What you should do - Determine the number of lines where "document" occurs and reply with that number by itself.

■ ■ ■ ■ ■ ■ ■

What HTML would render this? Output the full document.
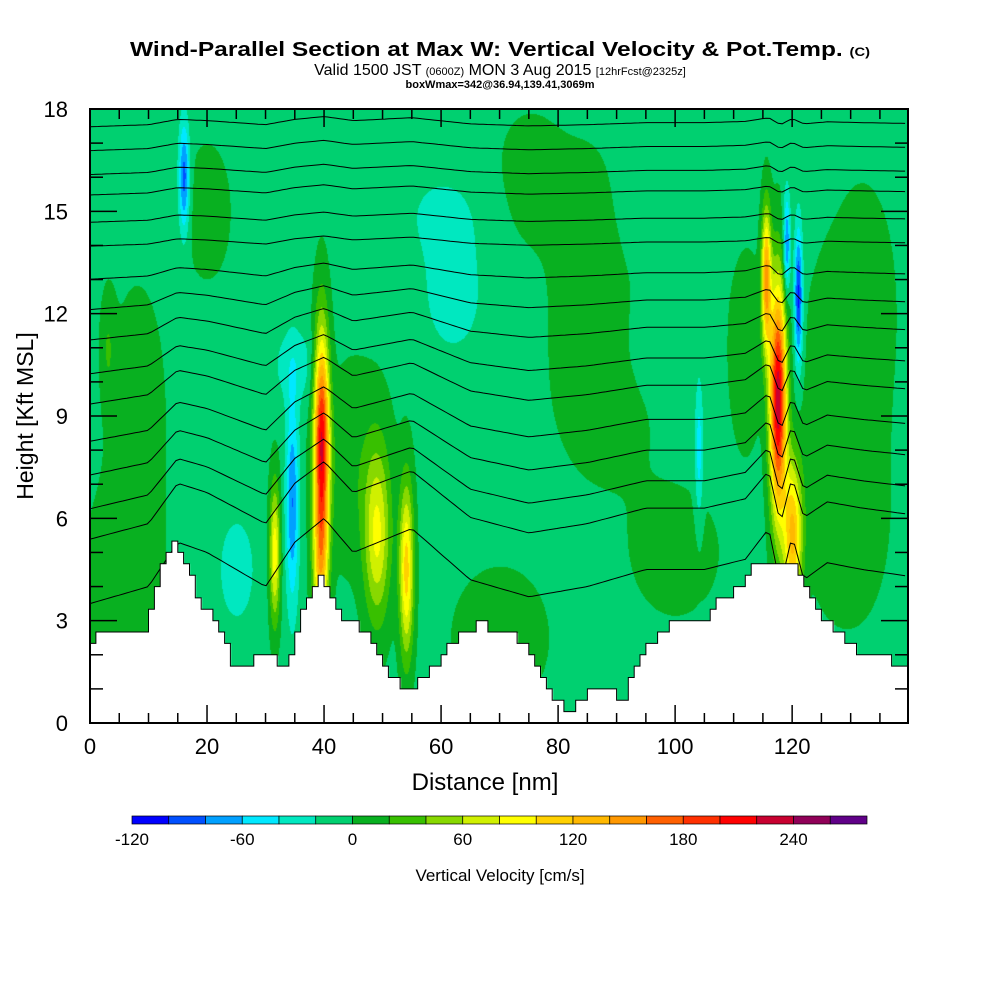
<!DOCTYPE html>
<html><head><meta charset="utf-8">
<style>
body{margin:0;background:#fff;width:1000px;height:1000px;overflow:hidden;font-family:"Liberation Sans",sans-serif;}
#wrap{position:relative;width:1000px;height:1000px;}
canvas{position:absolute;left:0;top:0;}
svg{position:absolute;left:0;top:0;}
</style></head>
<body>
<div id="wrap">
<canvas id="field" width="1000" height="1000"></canvas>
<svg id="ov" width="1000" height="1000">
<text x="500" y="56" text-anchor="middle" font-size="20" font-weight="bold" textLength="740" lengthAdjust="spacingAndGlyphs">Wind-Parallel Section at Max W: Vertical Velocity &amp; Pot.Temp. <tspan font-size="12">(C)</tspan></text>
<text x="500" y="75" text-anchor="middle" font-size="16">Valid 1500 JST <tspan font-size="11">(0600Z)</tspan> MON 3 Aug 2015 <tspan font-size="11">[12hrFcst@2325z]</tspan></text>
<text x="500" y="88" text-anchor="middle" font-size="11" font-weight="bold">boxWmax=342@36.94,139.41,3069m</text>
<text transform="translate(33,416) rotate(-90)" text-anchor="middle" font-size="23">Height [Kft MSL]</text>
<text x="485" y="790" text-anchor="middle" font-size="24">Distance [nm]</text>
<text x="500" y="881" text-anchor="middle" font-size="17">Vertical Velocity [cm/s]</text>
</svg>
</div>
<script>
// ---- data ----
const terrainX = [0,1,9,10,11,12,13,14,15,16,17,18,19,20,21,22,23,24,25,26,28.5,31,32.8,35,36,37,39,40,41.5,42.7,47,49,50.4,51.6,53.5,55,57,59,60,63.6,66.7,70,73,75,77,78,79,80,82,84,86,89,90,91,92,94,96,98,100,105,106,108,110,112,114,116,120,122,124,126,128,130,132,135,137,140];
const terrainZ = [2.3,2.6,2.6,3.0,3.6,4.2,4.9,5.3,5.3,4.9,4.5,3.9,3.4,3.4,3.0,2.7,2.35,2.0,1.6,1.4,2.0,2.0,1.6,2.3,3.25,3.6,4.25,4.25,3.6,3.25,2.7,2.0,1.6,1.35,1.0,1.0,1.3,1.6,2.0,2.6,2.95,2.6,2.6,2.1,1.7,1.0,0.7,0.7,0.3,0.7,1.0,1.0,0.7,0.3,1.0,1.8,2.3,2.7,3.0,3.0,3.3,3.6,3.9,4.25,4.6,4.6,4.6,4.25,3.6,3.0,2.7,2.3,2.0,2.0,1.85,1.6];
// vertical-velocity cells: center distance, center height, amplitude (cm/s), half-width nm, half-depth kft
const cellX   = [39.5,39.3,34.5,31.5,49,54,117.5,115.5,120,121,119,16,104,5,70,88,130,25,62,35,60,100,45,112,125,3,8,85,132,75,100,20,95];
const cellZ   = [8.2,4.5,6.5,5,5.5,4.5,9.5,13,5.5,12.5,14,16,8,3,2.5,10,6,4.5,12.5,10.5,15,15,7.5,11,9,11,9,14,12,16,5,15,11];
const cellAmp = [220,90,-75,100,85,115,240,150,130,-100,-80,-85,-45,20,18,16,18,-22,-22,-25,-16,-14,20,18,14,24,15,15,15,14,14,16,-10];
const cellWx  = [1.3,1.3,1.1,0.9,2.2,1.2,1.4,0.8,1.6,0.7,0.6,0.9,0.7,7,8,9,6,4,6,4,8,8,6,3,4,1.2,5,6,6,6,8,4,5];
const cellWz  = [3.2,2,3,2,2.5,2.5,3.3,2,2.2,2,1.5,1.6,2,3.5,2,3,3,2,2,1.2,1.5,1.5,3,3,4,1.5,4,3,4,2,2,2,1.5];
const colorLevels = [-120,-100,-80,-60,-40,-20,0,20,40,60,80,100,120,140,160,180,200,220,240,260,280];
const colorBins = ["#0000ff","#0050ff","#00a0ff","#00e8ff","#00e8c0","#00d070","#08b020","#38c000","#88d800","#d0f000","#ffff00","#ffd000","#ffb800","#ff9800","#ff6000","#ff3000","#ff0000","#c80030","#900058","#600088"];
const colorTicks = [-120,-60,0,60,120,180,240];
const thetaBase = [4.5,6.3,7.1,8.0,8.9,9.9,10.7,11.6,12.4,13.2,14.1,14.8,15.6,16.2,16.9,17.6];
const deflX = [0,10,15,20,30,35,40,45,55,65,75,85,95,105,112,116,118,120,122,126,132,140];
const deflZ = [-1,-0.5,0.8,0.5,-0.5,0.8,1.5,0.5,1.2,-0.3,-0.8,-0.5,0,0,0.3,1.2,-0.5,1,-0.3,0.2,0,-0.2];
const xTicks = [0,20,40,60,80,100,120];
const yTicks = [0,3,6,9,12,15,18];
// ---- axes ----
const L=90,R=908,T=109,B=723,XMAX=139.8,ZMAX=18;
const sx=d=>L+d/XMAX*(R-L), sz=z=>B-z/ZMAX*(B-T);
const ix=p=>(p-L)/(R-L)*XMAX, iz=p=>(B-p)/(B-T)*ZMAX;
function interp(xs,ys,x){if(x<=xs[0])return ys[0];for(let i=1;i<xs.length;i++){if(x<=xs[i]){const t=(x-xs[i-1])/(xs[i]-xs[i-1]);return ys[i-1]+t*(ys[i]-ys[i-1]);}}return ys[ys.length-1];}
function terr(x){const xs=Math.floor(x);return Math.round(interp(terrainX,terrainZ,xs+0.5)*3)/3;}
function vel(x,z){let v=-6;for(let i=0;i<cellX.length;i++){const dx=(x-cellX[i])/cellWx[i],dz=(z-cellZ[i])/cellWz[i];const q=dx*dx+dz*dz;if(q<12)v+=cellAmp[i]*Math.exp(-q);}return v;}
function hex(c){return [parseInt(c.substr(1,2),16),parseInt(c.substr(3,2),16),parseInt(c.substr(5,2),16)];}
const rgb=colorBins.map(hex);
const cv=document.getElementById('field'),ctx=cv.getContext('2d');
const img=ctx.createImageData(R-L,B-T);
for(let py=0;py<B-T;py++){const z=iz(py+T);for(let px=0;px<R-L;px++){const x=ix(px+L);const o=(py*(R-L)+px)*4;let c=[255,255,255];if(z>terr(x)){const v=vel(x,z);let k=0;while(k<colorBins.length-1&&v>=colorLevels[k+1])k++;c=rgb[k];}img.data[o]=c[0];img.data[o+1]=c[1];img.data[o+2]=c[2];img.data[o+3]=255;}}
ctx.putImageData(img,L,T);
// colorbar
const cbL=132,cbR=867,cbT=816,cbB=824;
const sc=v=>cbL+(v-colorLevels[0])/(colorLevels[colorLevels.length-1]-colorLevels[0])*(cbR-cbL);
const NS="http://www.w3.org/2000/svg",ov=document.getElementById('ov');
function mk(t,a,p){const e=document.createElementNS(NS,t);for(const k in a)e.setAttribute(k,a[k]);(p||ov).appendChild(e);return e;}
// isentropes
const gTheta=mk('g',{fill:'none',stroke:'#000','stroke-width':1});


thetaBase.forEach((h,j)=>{const f=Math.max(0.12,1-j*0.09);let d='';for(let x=0;x<=XMAX;x+=0.7){const z=Math.min(h+f*interp(deflX,deflZ,x),17.95);d+=(d?'L':'M')+sx(x).toFixed(1)+','+sz(z).toFixed(1);}const p=mk('path',{d:d},gTheta);});
// terrain mask (white over lines)
let td='M'+L+','+B;for(let x=0;x<XMAX;x+=1){const z=terr(x+0.01);td+='L'+sx(x).toFixed(1)+','+sz(z).toFixed(1)+'L'+sx(Math.min(x+1,XMAX)).toFixed(1)+','+sz(z).toFixed(1);}td+='L'+R+','+B+'Z';
const tp=mk('path',{d:td,fill:'#fff',stroke:'#000','stroke-width':1});


// frame
const fr=mk('rect',{x:L,y:T,width:R-L,height:B-T,fill:'none',stroke:'#000','stroke-width':2});


// ticks
const gT=mk('g',{stroke:'#000','stroke-width':1.5});


for(let x=0;x<=XMAX;x+=5){const maj=x%20===0,len=maj?18:10;mk('line',{x1:sx(x),x2:sx(x),y1:B,y2:B-len},gT);mk('line',{x1:sx(x),x2:sx(x),y1:T,y2:T+len},gT);}
for(let z=0;z<=ZMAX;z+=1){const maj=z%3===0,len=maj?27:13;mk('line',{x1:L,x2:L+len,y1:sz(z),y2:sz(z)},gT);mk('line',{x1:R,x2:R-len,y1:sz(z),y2:sz(z)},gT);}
xTicks.forEach(v=>{const t=mk('text',{x:sx(v),y:754,'text-anchor':'middle','font-size':22});t.textContent=v;});
yTicks.forEach(v=>{const t=mk('text',{x:68,y:sz(v)+8,'text-anchor':'end','font-size':22});t.textContent=v;});
// colorbar boxes
const gC=mk('g',{});


colorBins.forEach((c,i)=>{const r=mk('rect',{x:sc(colorLevels[i]),y:cbT,width:sc(colorLevels[i+1])-sc(colorLevels[i]),height:cbB-cbT,fill:c,stroke:'#000','stroke-width':0.7},gC);});
colorTicks.forEach(v=>{const t=mk('text',{x:sc(v),y:845,'text-anchor':'middle','font-size':17});t.textContent=v;});
</script>
</body></html>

■ ■ ■ ■ ■ ■ ■

Response to the task - 4